I don’t know what you make of Teacher’s Day but my time as teacher was special because of it. I’m privileged to have chatted about all things poetry with Jenny Sadre-Orafai, a professor and poet. She was kind enough to be part of a new segment that I hope to do in every interview….Project Inspire.
Read on and you’ll find out.
Jenny Sadre-Orafai is the author of four chapbooks. Recent poetry has appeared in PANK, Rhino, The Bakery,Sixth Finch, ILK, iO: A Journal of New American Poetry, and Poemeleon. Recent prose has appeared in The Rumpus, Delirious Hem, The Los Angeles Review, and South Loop Review. She is co-founding editor of Josephine Quarterly and an Associate Professor of English at Kennesaw State University.
Do you set out to create a chapbook or do you realize poems later that you may have material for a chapbook?
My first chapbook was organic. I barely knew what a chapbook really was then. I found twenty or so poems that I thought were strong and sent out the manuscript. I wrote the poems in Dressing the Throat Plate and Avoid Disaster with the intention of them being published together in chapbooks. They were based on concepts I had before even began writing the poems. Being Type A, the approach was one that felt natural for me even though it was not. Both of those chapbooks and What Her Hair Says About Her were real experiments. I was trying out different ways of approaching the chapbook.
To have an MFA or not have an MFA-what do you recommend? Do you think that the internet provides enough inspiration or as part of faculty yourself, do you recommend that a poet read many prominent works before they embark on writing their own poetry?
I think that graduate school is a personal decision. I know that I love being in school. Rather, I genuinely enjoy learning. I don’t like taking exams, but I do like listening to lectures and discussions around long tables. So, it was inevitable that I would go back for the MFA. I do understand the debate and both sides. There will always be disagreements and that is good. I believe that I became a better writer. I think a lot of this has to do with how much I was reading, working with poets who pushed me, and a real desire to want to learn. I’m positive a person could gain all of that without entering an MFA program though. S/he could seek out poetry in bookstores and libraries and join local writers’ groups. There are more paths than the MFA.
Are you optimistic about the digital landscape of poetry publication? Too many blogs, too little quality…is the refrain I keep hearing. Do you agree?
Even though I co-founded and co-edit Josephine Quarterly, an online journal, I still want to read and find a poetry collection or a literary journal at the foot of my bed when I wake up in the morning. There is something about the weight of it or the space it takes up in my hands. And, even though I am not afforded that when I read poetry online, poetry there is immediate and bottomless. Some of my favorite journals are primarily online. I do not understand the too many blogs, too little quality mentality. If you do not want to read it, don’t. It is there for someone else.
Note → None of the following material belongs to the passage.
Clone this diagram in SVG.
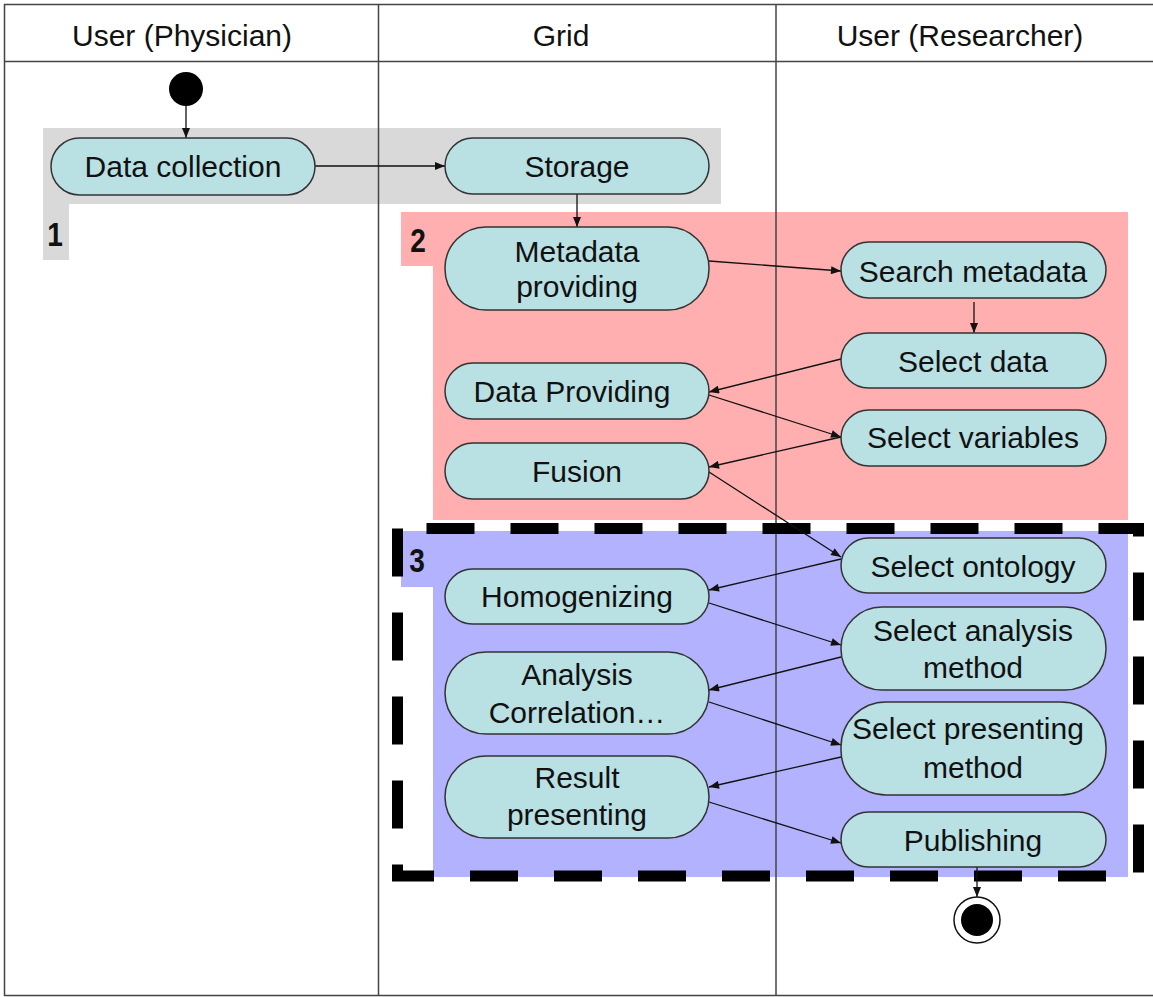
<svg xmlns="http://www.w3.org/2000/svg" width="1153" height="997" viewBox="0 0 1153 997">
<style>
.node rect{fill:#B9E0E3;stroke:#333;stroke-width:1.5}
.node text,.hdr{font-family:"Liberation Sans",Arial,sans-serif;font-size:30px;fill:#111;text-anchor:middle}
.lbl{font-family:"Liberation Sans",Arial,sans-serif;font-size:33px;font-weight:bold;fill:#111;text-anchor:middle}
.lane{stroke:#444;stroke-width:1.5;fill:none}
#connectors line{stroke:#111;stroke-width:1.3;fill:none}
.arr{marker-end:url(#ah)}
</style>
<defs>
<marker id="ah" viewBox="0 0 10 8" refX="10" refY="4" markerWidth="11" markerHeight="8" orient="auto" markerUnits="userSpaceOnUse"><path d="M0,0 L10,4 L0,8 z" fill="#111"/></marker>
</defs>
<rect width="1153" height="997" fill="#fff"/>
<g id="regions">
<path id="region1" d="M43,128 H721 V204 H69 V260 H43 Z" fill="#D9D9D9"/>
<path id="region2" d="M401,212 H1128 V520 H433 V266 H401 Z" fill="#FFAFAF"/>
<path id="region3" d="M401,531 H1128 V877 H433 V587 H401 Z" fill="#B2B2FF"/>
<text class="lbl" transform="translate(55,246) scale(0.85,1)">1</text>
<text class="lbl" transform="translate(418,252) scale(0.85,1)">2</text>
<text class="lbl" transform="translate(417,572) scale(0.85,1)">3</text>
</g>
<g id="lanes">
<line class="lane" x1="4" y1="4.5" x2="1153" y2="4.5"/>
<line class="lane" x1="4.5" y1="4" x2="4.5" y2="996"/>
<line class="lane" x1="4" y1="995.5" x2="1153" y2="995.5" stroke="#777"/>
<line class="lane" x1="4" y1="61.5" x2="1153" y2="61.5"/>
<line class="lane" x1="378.5" y1="4" x2="378.5" y2="996"/>
<line class="lane" x1="776" y1="4" x2="776" y2="996"/>
<text class="hdr" x="182" y="46">User (Physician)</text>
<text class="hdr" x="561" y="46">Grid</text>
<text class="hdr" x="960" y="46">User (Researcher)</text>
</g>
<path id="group3-border" d="M397.5,528.5 V876 H1138.5 V528.5 Z" fill="none" stroke="#000" stroke-width="11" stroke-dasharray="48 36"/>
<g id="start"><circle cx="186" cy="89" r="17" fill="#000"/></g>
<g id="end"><circle cx="977" cy="920" r="23" fill="#fff" stroke="#111" stroke-width="1.5"/><circle cx="977" cy="920" r="16" fill="#000"/></g>
<g id="connectors">
<line class="arr" x1="186" y1="106" x2="186" y2="138"/>
<line class="arr" x1="315" y1="166" x2="445" y2="166"/>
<line class="arr" x1="577" y1="194" x2="577" y2="227"/>
<line class="arr" x1="709" y1="261" x2="841" y2="271"/>
<line class="arr" x1="974" y1="302" x2="974" y2="333"/>
<line class="arr" x1="841" y1="359" x2="709" y2="392"/>
<line class="arr" x1="709" y1="395" x2="841" y2="437"/>
<line class="arr" x1="841" y1="437" x2="709" y2="467"/>
<line class="arr" x1="709" y1="472" x2="841" y2="557"/>
<line class="arr" x1="841" y1="559" x2="709" y2="590"/>
<line class="arr" x1="709" y1="603" x2="841" y2="645"/>
<line class="arr" x1="841" y1="657" x2="709" y2="690"/>
<line class="arr" x1="709" y1="702" x2="841" y2="745"/>
<line class="arr" x1="841" y1="757" x2="709" y2="787"/>
<line class="arr" x1="709" y1="802" x2="841" y2="843"/>
<line class="arr" x1="977" y1="867" x2="977" y2="897"/>
</g>
<g id="n-datacollection" class="node"><rect x="51" y="138" width="264" height="57" rx="28.5"/><text x="183" y="177">Data collection</text></g>
<g id="n-storage" class="node"><rect x="445" y="138" width="264" height="56" rx="28"/><text x="577" y="177">Storage</text></g>
<g id="n-metadata" class="node"><rect x="445" y="227" width="264" height="83" rx="41"/><text x="577" y="262">Metadata</text><text x="577" y="297">providing</text></g>
<g id="n-dataproviding" class="node"><rect x="445" y="363" width="264" height="56" rx="28"/><text x="572" y="402">Data Providing</text></g>
<g id="n-fusion" class="node"><rect x="445" y="443" width="264" height="56" rx="28"/><text x="577" y="482">Fusion</text></g>
<g id="n-homogenizing" class="node"><rect x="445" y="569" width="264" height="55" rx="27.5"/><text x="577" y="607">Homogenizing</text></g>
<g id="n-analysis" class="node"><rect x="445" y="652" width="264" height="82" rx="41"/><text x="577" y="685">Analysis</text><text x="577" y="723">Correlation…</text></g>
<g id="n-result" class="node"><rect x="445" y="756" width="264" height="82" rx="41"/><text x="577" y="788">Result</text><text x="577" y="825">presenting</text></g>
<g id="n-searchmetadata" class="node"><rect x="841" y="242" width="265" height="56" rx="28"/><text x="973" y="282">Search metadata</text></g>
<g id="n-selectdata" class="node"><rect x="841" y="333" width="265" height="55" rx="27.5"/><text x="973" y="372">Select data</text></g>
<g id="n-selectvariables" class="node"><rect x="841" y="410" width="265" height="56" rx="28"/><text x="973" y="448">Select variables</text></g>
<g id="n-selectontology" class="node"><rect x="841" y="538" width="265" height="55" rx="27.5"/><text x="973" y="577">Select ontology</text></g>
<g id="n-selectanalysis" class="node"><rect x="841" y="607" width="265" height="83" rx="41"/><text x="973" y="641">Select analysis</text><text x="973" y="678">method</text></g>
<g id="n-selectpresenting" class="node"><rect x="841" y="702" width="265" height="93" rx="45"/><text x="968" y="739">Select presenting</text><text x="973" y="778">method</text></g>
<g id="n-publishing" class="node"><rect x="841" y="812" width="265" height="55" rx="27.5"/><text x="973" y="851">Publishing</text></g>
</svg>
I am eager to see the ways technology will evolve and its implications on poetry.
How do you decide what kind of form suits your poems best? I noticed that you like to experiment with prose forms and incorporate it into your poetic output.
I’ve found that I write prose poems when I come across an image somewhere and I don’t know what I want to say. When I write prose poems, I am aware of the form and it almost feels like I have to saturate the poem with imagery. So, I’ll write a prose poem if I want the poem to be image driven or if I want the poem to be more surreal. Since the image is the seed, I’m less sure of where I’ll end up. If I’m more driven by an emotion, I most times know where I’m going to end up, and the lined poem works better for me than the prose poem. But, I’ve written prose poems that I later broke into lines and vice versa.
Tell us about your latest poetry project.
I’m sending out a full-length poetry manuscript and hoping that it will be published soon. I’m also writing new poems without any agenda. Not having that agenda is like writing without a safety net. It makes me many kinds of nervous.
Jenny’s Project Inspire
One of my favorite prompts I learned from Richard Jackson, one of my professors in graduate school. You take six random words and include them in a poem. Of course the trick is to work the words in seamlessly. When I lead poetry workshops and assign this prompt, it’s always interesting to see the different ways each person used the same words in their poems.
So, here are the six words: pattern, machine, foxglove, metal, what, work.
Enjoyed learning from you Jenny! Wish you all luck for your new projects. I’m working on your Project Inspire right now.